Make a config class for the registered items.

Parameters:
  • allow_multiple (bool, optional) – Whether to allow multiple items to be selected, defaults to False.

  • default (Optional[str], optional) – The default item to select, defaults to None.

  • config_name (str, optional) – The name of the config class, defaults to None.

Returns:

The config class.

Return type:

dataclass

property names#

Get the names of the registered items.

property shortnames#

Get the short names of the registered items.

squeeze(config_instance)[source]#

Convert the nused fields to None.

Common Dataclass#

This module provides several pre-defined dataclasses that are commonly used in the project.

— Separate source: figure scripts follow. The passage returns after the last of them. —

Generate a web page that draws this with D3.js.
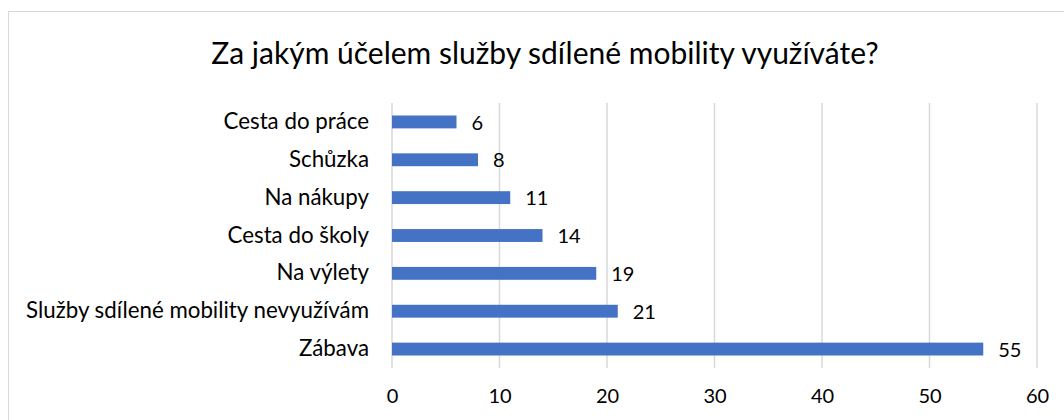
<!DOCTYPE html>
<html>
<head>
<meta charset="utf-8">
<script src="https://cdn.jsdelivr.net/npm/d3@7"></script>
<style>
  body { margin: 0; background: #fff; }
  svg text { font-family: Lato, "Open Sans", sans-serif; fill: #000; }
</style>
</head>
<body>
<div id="chart"></div>
<script>
const categories = ['Cesta do práce', 'Schůzka', 'Na nákupy', 'Cesta do školy', 'Na výlety', 'Služby sdílené mobility nevyužívám', 'Zábava']
const values = [6, 8, 11, 14, 19, 21, 55]
const ticks = [0, 10, 20, 30, 40, 50, 60]
const title = 'Za jakým účelem služby sdílené mobility využíváte?'

const width = 1064, height = 420
const margin = { top: 103, right: 27, bottom: 52, left: 392 }

const svg = d3.select('#chart').append('svg')
    .attr('width', width)
    .attr('height', height)

// chart frame
svg.append('rect')
    .attr('x', 8.5).attr('y', 11.5)
    .attr('width', 1060).attr('height', 420)
    .attr('fill', 'none')
    .attr('stroke', '#d9d9d9')

svg.append('text')
    .attr('x', 545).attr('y', 64)
    .attr('text-anchor', 'middle')
    .style('font-size', '30px')
    .text(title)

const x = d3.scaleLinear()
    .domain([0, 60])
    .range([margin.left, width - margin.right])

const y = d3.scaleBand()
    .domain(categories)
    .range([margin.top, height - margin.bottom])
    .paddingInner(0.66)
    .paddingOuter(0.33)

// gridlines
svg.append('g')
    .selectAll('line')
    .data(ticks)
    .join('line')
    .attr('x1', d => x(d)).attr('x2', d => x(d))
    .attr('y1', margin.top).attr('y2', height - margin.bottom)
    .attr('stroke', '#d9d9d9')
    .attr('stroke-width', 1.5)

// x axis tick labels
const xAxis = svg.append('g')
    .attr('transform', `translate(0,${height - margin.bottom})`)
    .call(d3.axisBottom(x).tickValues(ticks).tickSize(0).tickPadding(21))
xAxis.select('.domain').remove()
xAxis.selectAll('text').style('font-size', '20px').attr('fill', '#000')

// y axis category labels
const yAxis = svg.append('g')
    .attr('transform', `translate(${margin.left},0)`)
    .call(d3.axisLeft(y).tickSize(0).tickPadding(23))
yAxis.select('.domain').remove()
yAxis.selectAll('text').style('font-size', '22.3px').attr('fill', '#000')

const rows = categories.map((c, i) => ({ name: c, value: values[i] }))

svg.append('g')
    .selectAll('rect')
    .data(rows)
    .join('rect')
    .attr('x', x(0))
    .attr('y', d => y(d.name))
    .attr('width', d => x(d.value) - x(0))
    .attr('height', y.bandwidth())
    .attr('fill', '#4472c4')

svg.append('g')
    .selectAll('text')
    .data(rows)
    .join('text')
    .attr('x', d => x(d.value) + 15)
    .attr('y', d => y(d.name) + y.bandwidth() / 2)
    .attr('dy', '0.38em')
    .style('font-size', '20px')
    .text(d => d.value)
</script>
</body>
</html>
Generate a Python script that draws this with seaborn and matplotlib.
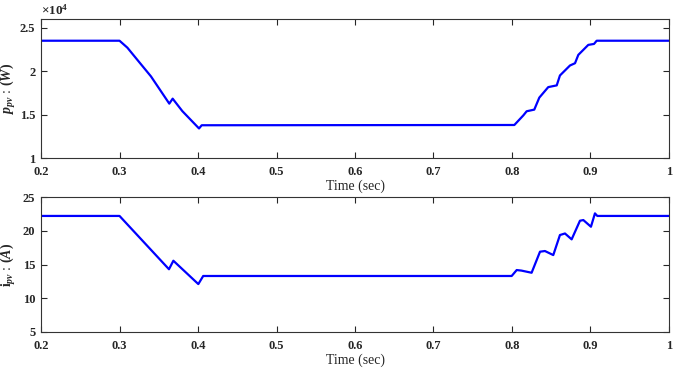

class flexrag.utils.dataclasses.Context(context_id=None, data=<factory>, source=None, meta_data=<factory>)[source]#

The dataclass for retrieved context.

Parameters:
  • context_id (Optional[str]) – The unique identifier of the context. Default: None.

  • data (dict) – The context data. Default: {}.

  • source (Optional[str]) – The source of the retrieved data. Default: None.

  • meta_data (dict) – The metadata of the context. Default: {}.

dump(path)#

Dump the dataclass to a YAML file.

dumps()#

Dump the dataclass to a YAML string.

classmethod load(path)#

Load the dataclass from a YAML file.

classmethod loads(s)#

Load the dataclass from a YAML string.

class flexrag.utils.dataclasses.RetrievedContext(context_id=None, data=<factory>, source=None, meta_data=<factory>, retriever='', query='', score=0.0)[source]#

The dataclass for retrieved context.

Parameters:
  • retriever (str) – The name of the retriever. Required.

  • query (str) – The query for retrieval. Required.

  • score (float) – The relevance score of the retrieved data. Default: 0.0.

dump(path)#

Dump the dataclass to a YAML file.

dumps()#

Dump the dataclass to a YAML string.

classmethod load(path)#

Load the dataclass from a YAML file.

classmethod loads(s)#

Load the dataclass from a YAML string.